One by one, a number of women, each gorgeous in a different way, approach him but then retreat. Finally he’s surrounded by a quartet of men, who eye him intently; they too withdraw, seemingly because of his failure to respond. Here Taylor is describing–with the choreographic equivalent of perfect pitch–the misery of the young person who is unsure of himself as a potential lover, unsure even of his sexual identity.
Two trios–two men with a single woman, two women with a sole man–dance simultaneously until one person drops out of each group, leaving a male pair and a female pair. This initiates the most recent step in Taylor’s slow progress toward allowing himself to depict same-sex couples onstage, celebrating the love (and lust) that can now finally speak its name.
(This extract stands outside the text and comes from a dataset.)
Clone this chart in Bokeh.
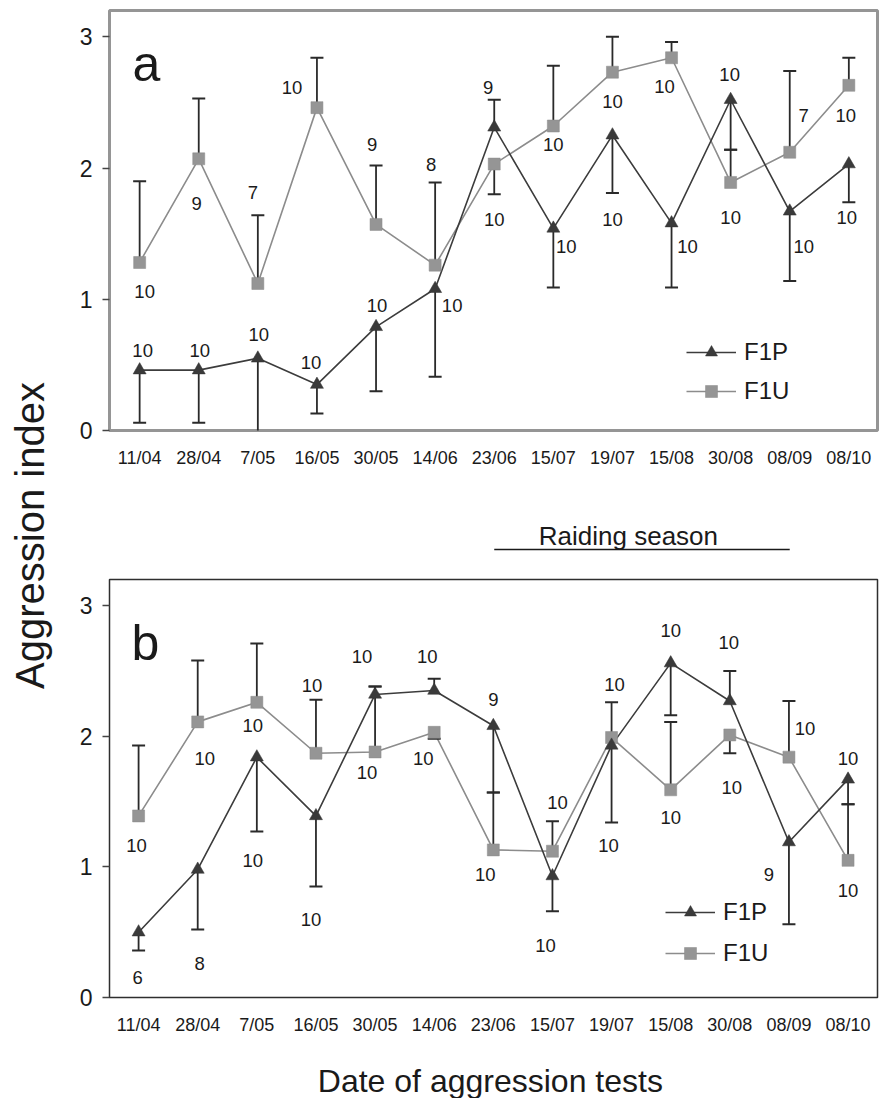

Later in the piece, the choreographer throws reticence to the winds and links two men in a series of handsome acrobatic postures, making them look like copulating gods.
Sean Mahoney and Francisco Graciano in Paul Taylor’s Brief Encounters
Photo: Tom Caravaglia
Amy Young dances narcissistically with a hand mirror, adoring her own image, even when a suitor arrives to partner her. When he, very sensibly, draws back, she’s disappointed by her reflection and hurls her looking glass away.
Next we ogle a five-woman harem, which . . . well, what do you imagine those multiple wives did when there was only one sultan available to satisfy their hunger? The women run off in a line and a line of eager men follows them, leaving the coolly beautiful Michael Trusnovec–Taylor’s muse–behind. A discontent beauty played by Julie Tice joins him, but another man intrudes to threaten Trusnovec with a gleaming dagger, in the mode of would-be exotic silent films.
And so it goes, with the theme of thwarted love depicted in terms that range from profound appeals to your empathy to absurd slapstick. Brief Encounters is a bagatelle, to be sure, but it reminds you of the times, not restricted to your adolescence, when you couldn’t make love work.